Source: Al Jazeera
Ten years ago people around the world rose up. In almost 800 cities across the globe, protesters filled the streets of capital cities and tiny villages, following the sun from Australia and New Zealand and the small Pacific islands, through the snowy steppes of North Asia and down across the South Asian peninsula, across Europe and down to the southern edge of Africa, then jumping the pond first to Latin America and then finally, last of all, to the United States.
And across the globe, the call came in scores of languages, “the world says no to war!” The cry “Not in Our Name” echoed from millions of voices. The Guiness Book of World Records said between 12 and 14 million people came out that day, the largest protest in the history of the world. It was, as the great British labour and peace activist and former MP Tony Benn described it to the million Londoners in the streets that day, “the first global demonstration, and its first cause is to prevent a war against Iraq”. What a concept – a global protest against a war that had not yet begun – the goal, to try to stop it.
It was an amazing moment – powerful enough that governments around the world, including the soon-famous “Uncommitted Six” in the Security Council, did the unthinkable: they too resisted US-UK pressure and said no to endorsing Bush’s war. Under ordinary circumstances, alone, US-dependent and relatively weak countries like Angola, Cameroon, Chile, Guinea, Mexico and Pakistan could never stand up to Washington. But these were not ordinary circumstances. The combination of diplomatic support from “Old Europe”, Germany and France who for their own reasons opposed the war, and popular pressure from thousands, millions, filling the streets of their capitals, allowed the Six to stand firm. The pressure was fierce. Chile was threatened with a US refusal to ratify a [quite terrible – but the Chilean government was committed to it] US free trade agreement seven years in the making. Guinea and Cameroon were threatened with loss of US aid granted under the African Growth & Opportunity Act. Mexico faced the potential end of negotiations over immigration and the border. And yet they stood firm.
‘The second super-power’
The day before the protests, February 14, the Security Council was called into session once again, this time at the foreign minister level, to hear the ostensibly final reports of the two UN weapons inspectors for Iraq. Many had anticipated that their reports would somehow wiggle around the truth, that they would say something Bush and Blair would grab to try to legitimise their spurious claims of Iraq’s alleged weapons of mass destruction, that they would at least appear ambivalent enough for the US to use their reports to justify war. But they refused to bend the truth, stating unequivocally that no such weapons had been found.
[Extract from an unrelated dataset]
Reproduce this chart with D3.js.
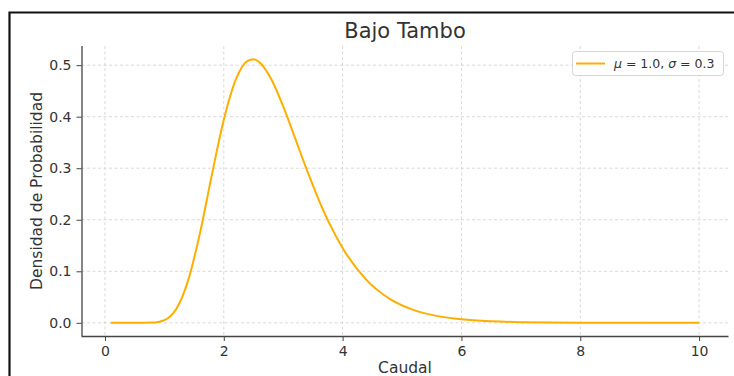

Following their reports, French Foreign Minister Dominique de Villepin responded with an extraordinary call, reminding the world that “the United Nations must remain an instrument of peace, and not a tool for war”. In that usually staid, formal, rule-bound chamber, his call was answered with a roaring ovation beginning with Council staff and quickly engulfing the diplomats and foreign ministers themselves.
Security Council rejection was strong enough, enough governments said no, that the United Nations was able to do what its Charter requires, but what political pressure too often makes impossible: to stand against the scourge of war. On the morning of February 15, just hours before the massive rally began at the foot of the United Nations, Harry Belafonte and I accompanied South African Archbishop Desmond Tutu to meet with then Secretary-General Kofi Annan, on behalf of the protesters. We were met by a police escort to cross what the New York Police Department had designated its “frozen zone” – not in reference to the bitter -8 degrees Celsius or the biting wind whipping in from the East River, but the forcibly deserted streets directly in front of UN headquarters. In the secretary-general’s office on the 38th floor of the United Nations, Bishop Tutu opened the meeting, looking at Kofi across the table and said, “We are here today on behalf of those people marching in 665 cities all around the world. And we are here to tell you, that those people marching in all those cities around the world, we claim the United Nations as our own. We claim it in the name of our global mobilisation for peace.”